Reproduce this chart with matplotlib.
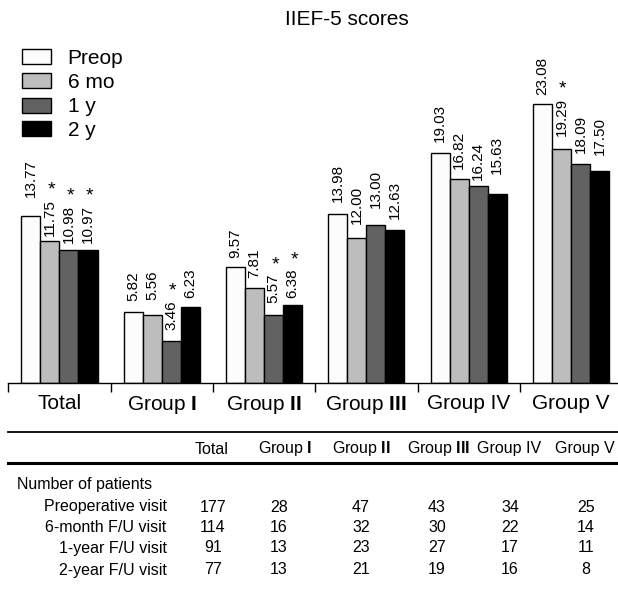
import matplotlib.pyplot as plt
from matplotlib.patches import Rectangle
from matplotlib.lines import Line2D
import numpy as np

plt.rcParams['font.family'] = ['Liberation Sans', 'DejaVu Sans']
plt.rcParams['mathtext.fontset'] = 'custom'
plt.rcParams['mathtext.rm'] = 'Liberation Sans'
plt.rcParams['mathtext.bf'] = 'Liberation Sans:bold'

groups = ['Total', r'Group $\mathbf{I}$', r'Group $\mathbf{II}$', r'Group $\mathbf{III}$', 'Group IV', 'Group V']
series = ['Preop', '6 mo', '1 y', '2 y']
colors = ['#fcfcfc', '#bdbdbd', '#626262', '#000000']

preop = [13.77, 5.82, 9.57, 13.98, 19.03, 23.08]
mo6 = [11.75, 5.56, 7.81, 12.00, 16.82, 19.29]
y1 = [10.98, 3.46, 5.57, 13.00, 16.24, 18.09]
y2 = [10.97, 6.23, 6.38, 12.63, 15.63, 17.50]
# significance marks (*)
sig_preop = [False, False, False, False, False, False]
sig_mo6 = [True, False, False, False, False, True]
sig_y1 = [True, True, True, False, False, False]
sig_y2 = [True, False, True, False, False, False]

row_labels = ['Preoperative visit', '6-month F/U visit', '1-year F/U visit', '2-year F/U visit']
n_total = [177, 114, 91, 77]
n_g1 = [28, 16, 13, 13]
n_g2 = [47, 32, 23, 21]
n_g3 = [43, 30, 27, 19]
n_g4 = [34, 22, 17, 16]
n_g5 = [25, 14, 11, 8]

# label gap above each bar (pixels), labels were hand placed in the original
gap_preop = [19, 11, 8.6, 12, 11, 8.7]
gap_mo6 = [5, 15, 10, 14, 10, 13]
gap_y1 = [7, 11, 12, 17, 6, 10.7]
gap_y2 = [7, 9, 7, 11, 20, 16]

W, H = 618, 591
fig = plt.figure(figsize=(W / 100, H / 100), dpi=100)


def fx(px):
    return px / W


def fy(py):
    return 1 - py / H


ax = fig.add_axes([fx(8.3), fy(382.5), 613.8 / W, 302 / H])
ax.set_xlim(-0.5, 5.5)
ax.set_ylim(0, 25)

x = np.arange(len(groups))
w = 0.186
values = [preop, mo6, y1, y2]
sigs = [sig_preop, sig_mo6, sig_y1, sig_y2]
gaps = [gap_preop, gap_mo6, gap_y1, gap_y2]
starred = []
for i, (vals, sg, gp) in enumerate(zip(values, sigs, gaps)):
    pos = x + (i - 1.5) * w
    ax.bar(pos, vals, width=w, color=colors[i], edgecolor='black', linewidth=1.0)
    for xp, v, s, g in zip(pos, vals, sg, gp):
        t = ax.annotate('%.2f' % v, (xp, v), xytext=(0, g * 0.72), textcoords='offset points',
                        rotation=90, ha='center', va='bottom', fontsize=11)
        if s:
            starred.append(t)

for side in ['top', 'right', 'left']:
    ax.spines[side].set_visible(False)
ax.spines['bottom'].set_linewidth(1.0)
ax.set_yticks([])
ax.set_xticks(x)
ax.set_xticklabels(groups, fontsize=15)
ax.tick_params(axis='x', which='major', length=0, pad=8)
ax.set_xticks(np.arange(-0.5, 6, 1), minor=True)
ax.tick_params(axis='x', which='minor', length=6.5, width=1.0)

# stars above the significant labels
fig.canvas.draw()
for t in starred:
    bb = t.get_window_extent()
    sx = (bb.x0 + bb.x1) / 2 + 1.5
    sy = bb.y1 + 0.5
    fig.text(sx / W, sy / H, '*', ha='center', va='bottom', fontsize=14)

fig.text(fx(346.5), fy(25), 'IIEF-5 scores', ha='center', va='baseline', fontsize=15)

# legend
leg_y = [56.7, 81, 105, 128.7]
for c, name, yc in zip(colors, series, leg_y):
    fig.add_artist(Rectangle((fx(22), fy(yc + 7.5)), 29 / W, 15 / H,
                             facecolor=c, edgecolor='black', linewidth=1.0,
                             transform=fig.transFigure))
    fig.text(fx(67.7), fy(yc + 7.5), name, ha='left', va='baseline', fontsize=15)

# table
fig.add_artist(Line2D([fx(8.3), 1], [fy(432.3), fy(432.3)], color='black', linewidth=1.3))
fig.add_artist(Line2D([fx(8.3), 1], [fy(463), fy(463)], color='black', linewidth=2.2))
head_x = [212, 285, 361, 439, 509, 585]
col_x = [213, 279, 361, 437, 510, 586]
for hx, g in zip(head_x, groups):
    fig.text(fx(hx), fy(449), g, ha='center', va='center', fontsize=11.5)
fig.text(fx(17), fy(484), 'Number of patients', ha='left', va='center', fontsize=11.5)
row_y = [507, 527, 548, 570]
cols = [n_total, n_g1, n_g2, n_g3, n_g4, n_g5]
for r, (lab, ry) in enumerate(zip(row_labels, row_y)):
    fig.text(fx(166.7), fy(ry), lab, ha='right', va='center', fontsize=11.5)
    for cx, col in zip(col_x, cols):
        fig.text(fx(cx), fy(ry), str(col[r]), ha='center', va='center', fontsize=11.5)

fig.savefig('out.png', dpi=100)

########

## Instructions for the task
Repeat, word for word and with no pictures, only the lines running from the beginning of the data to the line that contains "return 1 - py / H".

## In response
Reproduce this chart with matplotlib.
import matplotlib.pyplot as plt
from matplotlib.patches import Rectangle
from matplotlib.lines import Line2D
import numpy as np

plt.rcParams['font.family'] = ['Liberation Sans', 'DejaVu Sans']
plt.rcParams['mathtext.fontset'] = 'custom'
plt.rcParams['mathtext.rm'] = 'Liberation Sans'
plt.rcParams['mathtext.bf'] = 'Liberation Sans:bold'

groups = ['Total', r'Group $\mathbf{I}$', r'Group $\mathbf{II}$', r'Group $\mathbf{III}$', 'Group IV', 'Group V']
series = ['Preop', '6 mo', '1 y', '2 y']
colors = ['#fcfcfc', '#bdbdbd', '#626262', '#000000']

preop = [13.77, 5.82, 9.57, 13.98, 19.03, 23.08]
mo6 = [11.75, 5.56, 7.81, 12.00, 16.82, 19.29]
y1 = [10.98, 3.46, 5.57, 13.00, 16.24, 18.09]
y2 = [10.97, 6.23, 6.38, 12.63, 15.63, 17.50]
# significance marks (*)
sig_preop = [False, False, False, False, False, False]
sig_mo6 = [True, False, False, False, False, True]
sig_y1 = [True, True, True, False, False, False]
sig_y2 = [True, False, True, False, False, False]

row_labels = ['Preoperative visit', '6-month F/U visit', '1-year F/U visit', '2-year F/U visit']
n_total = [177, 114, 91, 77]
n_g1 = [28, 16, 13, 13]
n_g2 = [47, 32, 23, 21]
n_g3 = [43, 30, 27, 19]
n_g4 = [34, 22, 17, 16]
n_g5 = [25, 14, 11, 8]

# label gap above each bar (pixels), labels were hand placed in the original
gap_preop = [19, 11, 8.6, 12, 11, 8.7]
gap_mo6 = [5, 15, 10, 14, 10, 13]
gap_y1 = [7, 11, 12, 17, 6, 10.7]
gap_y2 = [7, 9, 7, 11, 20, 16]

W, H = 618, 591
fig = plt.figure(figsize=(W / 100, H / 100), dpi=100)


def fx(px):
    return px / W


def fy(py):
    return 1 - py / H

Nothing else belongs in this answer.